Di lantai dua, ruangan penuh perempuan membawa anak-anak mereka, mencari perlindungan dari udara yang penuh gas air mata. Di ruangan lain, saya mendapatkan masker biasa. Saya meneruskan pekerjaan mengobati pasien yang baru datang. Situasi makin parah. Pasien terus berdatangan, luka mereka teramat parah untuk diobati di RS lapangan atau RS darurat. Udara penuh gas air mata. Kemudian saya tahu, gas air mata dilemparkan helikopter ke dalam RS.
Suara tembakan makin dekat ke RS. Pada pukul 12, datang perintah untuk bersiap segera mengevakuasi RS. Ditakutkan RS diserbu. Semua orang disuruh menyembunyikan identitas medis mereka, sarung tangan, atau jas putih guna menghindari penahanan militer.
Saya meninggalkan RS melewati hall besar yang penuh dengan jenasah. Lalu satu hall lagi penuh dengan korban yang tidak terlalu parah (kalau saya sebut ‘tidak terlalu parah’, artinya mereka bisa hidup beberapa jam lagi tanpa pengobatan emergency, tapi dalam keadaan normal, seharusnya mereka sudah dioperasi). Yang membuat hati saya perih, para perempuan, lelaki tua yang menangis di sebelah keluarga mereka yang terluka, dan tidak ada yang bisa memberikan mereka bantuan di tengah penyerbuan seperti ini.
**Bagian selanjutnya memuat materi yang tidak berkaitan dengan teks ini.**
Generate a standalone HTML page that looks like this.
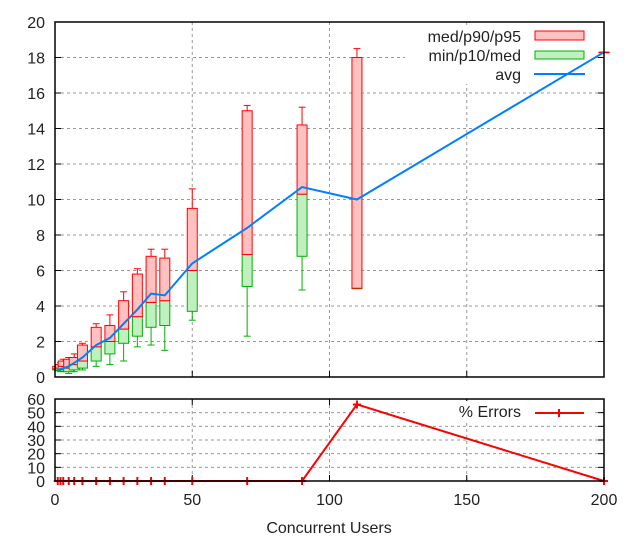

Saya berhenti di koridor di belakang RS, dekat Mesjid Rabaa. Di sini sebagian demonstran yang luka tapi tidak bisa lagi masuk ke hall tadi karena sudah penuh. Salah satu yang luka kakinya menatap saya dan berkata, “Dokter, kenapa kamu berdiri begini? Tolonglah bantu memindahkan pasien atau mengobati mereka.”
Dia tidak meminta saya mengobati dia, tapi teman-temannya di lapangan yang sedang diserang. Saya tidak tahu harus pergi ke mana setelah RS dievakuasi. Jadi, saya berdiam di dekat mesjid tempat banyak perempuan dan lelaki tua.
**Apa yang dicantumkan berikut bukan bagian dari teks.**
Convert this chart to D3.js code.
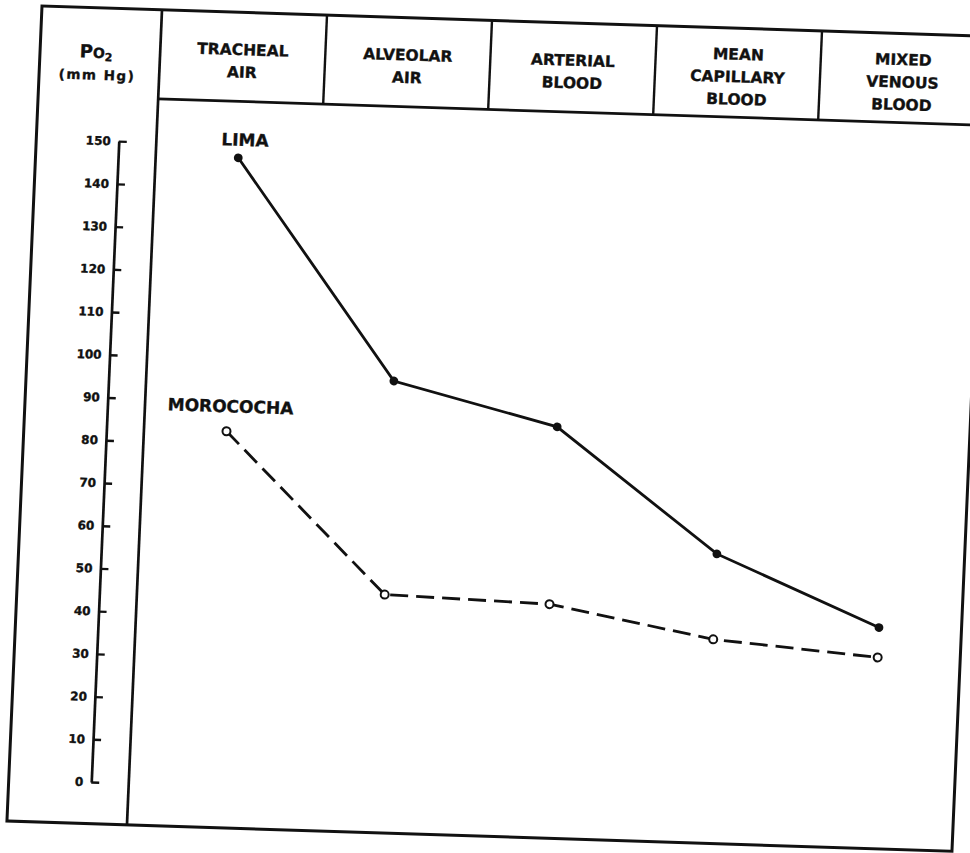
<!DOCTYPE html>
<html><head><meta charset="utf-8">
<script src="https://cdn.jsdelivr.net/npm/d3@7"></script>
<style>
body{margin:0;background:#fff;}
text{font-family:"DejaVu Sans",sans-serif;font-weight:bold;fill:#111;stroke:#111;stroke-width:0.35px;}
</style>
</head><body>
<svg id="chart" width="970" height="853"></svg>
<script>
// ---- data ----
const categories = [
  ["TRACHEAL","AIR"],
  ["ALVEOLAR","AIR"],
  ["ARTERIAL","BLOOD"],
  ["MEAN","CAPILLARY","BLOOD"],
  ["MIXED","VENOUS","BLOOD"]
];
const seriesNames = ["LIMA","MOROCOCHA"];
const limaValues = [147, 96, 86.5, 58, 42];
const morocochaValues = [83, 46, 45, 38, 35];
const yTicks = [0,10,20,30,40,50,60,70,80,90,100,110,120,130,140,150];
const yLabel = ["PO","2","(mm Hg)"];

// ---- layout (local, unskewed frame) ----
const W = 945, H = 815, leftCol = 120, headerH = 89;
const svg = d3.select("#chart");
// the scanned page is slightly skewed
const g = svg.append("g").attr("transform","matrix(1,0.032,-0.043,1,42,6)");

const x = d3.scaleBand().domain(d3.range(categories.length)).range([leftCol, W]).padding(0);
const xc = i => x(i) + x.bandwidth()/2;
const y = d3.scaleLinear().domain([0,150]).range([773.4, 132.5]);

const ink = "#111";
// frame
g.append("rect").attr("x",0).attr("y",0).attr("width",W).attr("height",H)
  .attr("fill","none").attr("stroke",ink).attr("stroke-width",3);
g.append("line").attr("x1",leftCol).attr("x2",leftCol).attr("y1",0).attr("y2",H)
  .attr("stroke",ink).attr("stroke-width",2.7);
g.append("line").attr("x1",leftCol).attr("x2",W).attr("y1",headerH).attr("y2",headerH)
  .attr("stroke",ink).attr("stroke-width",2.7);
g.selectAll("line.coldiv").data(d3.range(1,categories.length)).join("line")
  .attr("class","coldiv")
  .attr("x1",d=>x(d)).attr("x2",d=>x(d)).attr("y1",0).attr("y2",headerH)
  .attr("stroke",ink).attr("stroke-width",2.4);

// header labels
const lineGap = 22.5, headMid = 48.5;
categories.forEach((lines,i)=>{
  const t = g.append("text").attr("text-anchor","middle").style("font-size","15.5px");
  lines.forEach((ln,k)=>{
    t.append("tspan").attr("x",xc(i))
      .attr("y", headMid + (k-(lines.length-1)/2)*lineGap + 5.5)
      .text(ln);
  });
});

// y label
const yl = g.append("text").attr("x",56).attr("y",50).attr("text-anchor","middle");
yl.append("tspan").style("font-size","18px").text(yLabel[0][0]);
yl.append("tspan").style("font-size","14px").text(yLabel[0][1]);
yl.append("tspan").style("font-size","11px").attr("dy",3).text(yLabel[1]);
g.append("text").attr("x",58).attr("y",72).attr("text-anchor","middle")
  .style("font-size","13.5px").style("letter-spacing","1.5px").text(yLabel[2]);

// y axis
const axis = d3.axisLeft(y).tickValues(yTicks).tickSizeInner(-8).tickSizeOuter(0).tickPadding(8);
const ag = g.append("g").attr("transform","translate(82.5,0)").call(axis);
ag.select(".domain").attr("stroke",ink).attr("stroke-width",2.7);
ag.selectAll(".tick line").attr("stroke",ink).attr("stroke-width",2.4);
ag.selectAll(".tick text").attr("fill",ink).attr("stroke",ink).attr("stroke-width",0.35)
  .style("font-family","DejaVu Sans, sans-serif").style("font-weight","bold").style("font-size","12px");

// lines
const line = d3.line().x((d,i)=>xc(i)).y(d=>y(d));
g.append("path").datum(limaValues).attr("d",line)
  .attr("fill","none").attr("stroke",ink).attr("stroke-width",2.8);
g.append("path").datum(morocochaValues).attr("d",line)
  .attr("fill","none").attr("stroke",ink).attr("stroke-width",2.8)
  .attr("stroke-dasharray","18,8");

g.selectAll("circle.lima").data(limaValues).join("circle").attr("class","lima")
  .attr("cx",(d,i)=>xc(i)).attr("cy",d=>y(d)).attr("r",4.4).attr("fill",ink);
g.selectAll("circle.moro").data(morocochaValues).join("circle").attr("class","moro")
  .attr("cx",(d,i)=>xc(i)).attr("cy",d=>y(d)).attr("r",4).attr("fill","#fff")
  .attr("stroke",ink).attr("stroke-width",2);

// series labels
g.append("text").attr("x",xc(0)+6).attr("y",y(limaValues[0])-12)
  .attr("text-anchor","middle").style("font-size","17px").text(seriesNames[0]);
g.append("text").attr("x",xc(0)+3).attr("y",y(morocochaValues[0])-19)
  .attr("text-anchor","middle").style("font-size","17px").text(seriesNames[1]);
</script>
</body></html>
Bunyi tembakan berterusan. Asap gas air mata memenuhi udara. Tak beberapa menit kemudian, asap putih gas air mata memenuhi koridor tadi. Bagaimana dengan yang terluka di sana? Anak muda itu?
Orang mengibaskan kain dan kertas untuk mengurangi pengaruh gas air mata. Setelah satu jam, saya bertemu seseorang yang tahu kalau saya membantu di RS darurat. Dia memberitahu kalau RS Rabaa charity society membuka pintu dan menerima pasien. Saya ke sana dan langsung bekerja. Nyaman rasanya bekerja di RS yang sebenarnya. Sebagian kawan dari RS darurat bisa membawa logistik dari sana saat evakuasi.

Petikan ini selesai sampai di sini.